## start
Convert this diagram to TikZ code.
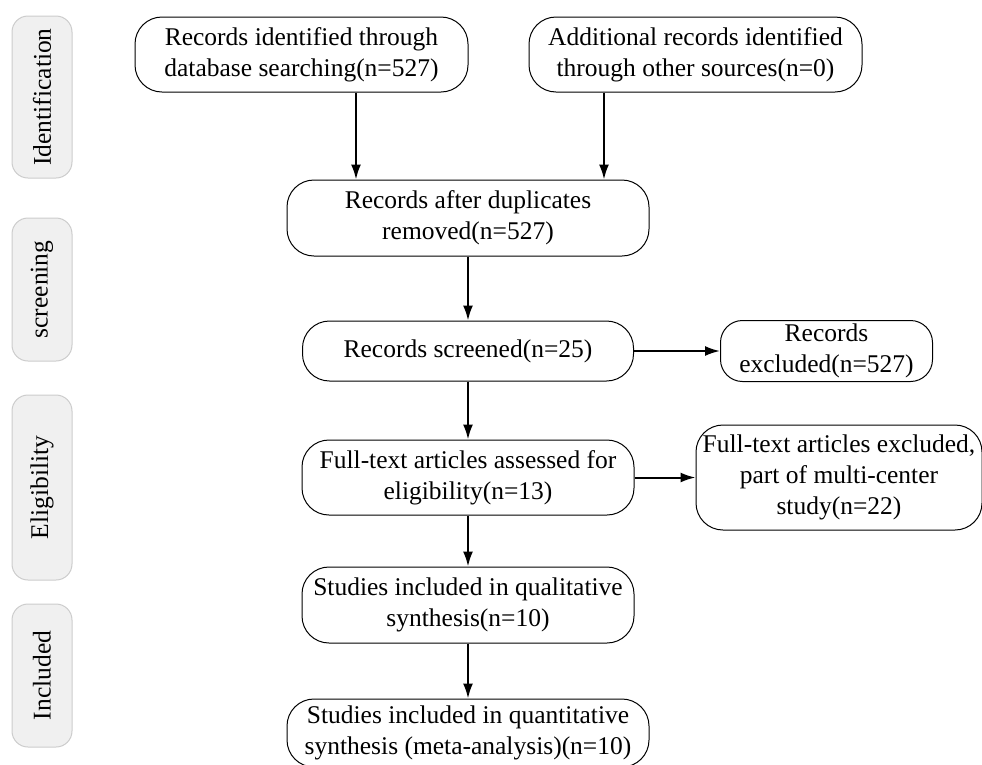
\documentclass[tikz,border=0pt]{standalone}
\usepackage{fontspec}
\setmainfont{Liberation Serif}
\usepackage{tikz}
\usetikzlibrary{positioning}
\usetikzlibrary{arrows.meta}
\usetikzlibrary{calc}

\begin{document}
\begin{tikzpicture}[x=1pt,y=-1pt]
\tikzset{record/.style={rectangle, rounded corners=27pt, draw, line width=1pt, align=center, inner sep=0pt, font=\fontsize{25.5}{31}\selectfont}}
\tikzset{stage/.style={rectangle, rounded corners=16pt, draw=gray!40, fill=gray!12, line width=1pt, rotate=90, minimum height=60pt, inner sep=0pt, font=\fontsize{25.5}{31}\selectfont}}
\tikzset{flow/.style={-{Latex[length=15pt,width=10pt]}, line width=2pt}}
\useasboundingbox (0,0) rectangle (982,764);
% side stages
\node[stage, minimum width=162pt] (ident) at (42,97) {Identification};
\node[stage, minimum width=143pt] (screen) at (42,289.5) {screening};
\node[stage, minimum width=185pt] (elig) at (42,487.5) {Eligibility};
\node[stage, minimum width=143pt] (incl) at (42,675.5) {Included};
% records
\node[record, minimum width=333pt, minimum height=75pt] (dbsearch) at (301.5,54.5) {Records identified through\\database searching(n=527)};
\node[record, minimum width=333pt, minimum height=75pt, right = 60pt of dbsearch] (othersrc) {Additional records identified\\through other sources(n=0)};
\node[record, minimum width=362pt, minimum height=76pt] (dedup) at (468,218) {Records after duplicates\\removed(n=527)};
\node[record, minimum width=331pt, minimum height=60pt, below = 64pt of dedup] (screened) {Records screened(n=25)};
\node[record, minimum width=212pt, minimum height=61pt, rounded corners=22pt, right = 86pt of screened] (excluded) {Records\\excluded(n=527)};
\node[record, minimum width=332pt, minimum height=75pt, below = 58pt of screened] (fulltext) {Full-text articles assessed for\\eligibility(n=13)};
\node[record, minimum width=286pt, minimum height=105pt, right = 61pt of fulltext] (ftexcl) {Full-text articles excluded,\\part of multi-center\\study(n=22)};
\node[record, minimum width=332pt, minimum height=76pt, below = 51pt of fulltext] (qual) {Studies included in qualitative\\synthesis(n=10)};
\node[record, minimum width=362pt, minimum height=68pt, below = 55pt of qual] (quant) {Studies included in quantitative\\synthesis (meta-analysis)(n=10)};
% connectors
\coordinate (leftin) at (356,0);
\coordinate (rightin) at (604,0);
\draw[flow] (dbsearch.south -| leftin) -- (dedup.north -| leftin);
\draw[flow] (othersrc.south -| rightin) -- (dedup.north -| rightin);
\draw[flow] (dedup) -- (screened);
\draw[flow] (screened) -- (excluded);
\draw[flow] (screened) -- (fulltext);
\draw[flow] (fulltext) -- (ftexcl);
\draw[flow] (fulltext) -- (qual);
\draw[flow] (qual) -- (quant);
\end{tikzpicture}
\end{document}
## end
- Task to carry out -
Reproduce each line exactly, please, except for any pictures.

- Solution below -
Convert this diagram to TikZ code.
\documentclass[tikz,border=0pt]{standalone}
\usepackage{fontspec}
\setmainfont{Liberation Serif}
\usepackage{tikz}
\usetikzlibrary{positioning}
\usetikzlibrary{arrows.meta}
\usetikzlibrary{calc}

\begin{document}
\begin{tikzpicture}[x=1pt,y=-1pt]
\tikzset{record/.style={rectangle, rounded corners=27pt, draw, line width=1pt, align=center, inner sep=0pt, font=\fontsize{25.5}{31}\selectfont}}
\tikzset{stage/.style={rectangle, rounded corners=16pt, draw=gray!40, fill=gray!12, line width=1pt, rotate=90, minimum height=60pt, inner sep=0pt, font=\fontsize{25.5}{31}\selectfont}}
\tikzset{flow/.style={-{Latex[length=15pt,width=10pt]}, line width=2pt}}
\useasboundingbox (0,0) rectangle (982,764);
% side stages
\node[stage, minimum width=162pt] (ident) at (42,97) {Identification};
\node[stage, minimum width=143pt] (screen) at (42,289.5) {screening};
\node[stage, minimum width=185pt] (elig) at (42,487.5) {Eligibility};
\node[stage, minimum width=143pt] (incl) at (42,675.5) {Included};
% records
\node[record, minimum width=333pt, minimum height=75pt] (dbsearch) at (301.5,54.5) {Records identified through\\database searching(n=527)};
\node[record, minimum width=333pt, minimum height=75pt, right = 60pt of dbsearch] (othersrc) {Additional records identified\\through other sources(n=0)};
\node[record, minimum width=362pt, minimum height=76pt] (dedup) at (468,218) {Records after duplicates\\removed(n=527)};
\node[record, minimum width=331pt, minimum height=60pt, below = 64pt of dedup] (screened) {Records screened(n=25)};
\node[record, minimum width=212pt, minimum height=61pt, rounded corners=22pt, right = 86pt of screened] (excluded) {Records\\excluded(n=527)};
\node[record, minimum width=332pt, minimum height=75pt, below = 58pt of screened] (fulltext) {Full-text articles assessed for\\eligibility(n=13)};
\node[record, minimum width=286pt, minimum height=105pt, right = 61pt of fulltext] (ftexcl) {Full-text articles excluded,\\part of multi-center\\study(n=22)};
\node[record, minimum width=332pt, minimum height=76pt, below = 51pt of fulltext] (qual) {Studies included in qualitative\\synthesis(n=10)};
\node[record, minimum width=362pt, minimum height=68pt, below = 55pt of qual] (quant) {Studies included in quantitative\\synthesis (meta-analysis)(n=10)};
% connectors
\coordinate (leftin) at (356,0);
\coordinate (rightin) at (604,0);
\draw[flow] (dbsearch.south -| leftin) -- (dedup.north -| leftin);
\draw[flow] (othersrc.south -| rightin) -- (dedup.north -| rightin);
\draw[flow] (dedup) -- (screened);
\draw[flow] (screened) -- (excluded);
\draw[flow] (screened) -- (fulltext);
\draw[flow] (fulltext) -- (ftexcl);
\draw[flow] (fulltext) -- (qual);
\draw[flow] (qual) -- (quant);
\end{tikzpicture}
\end{document}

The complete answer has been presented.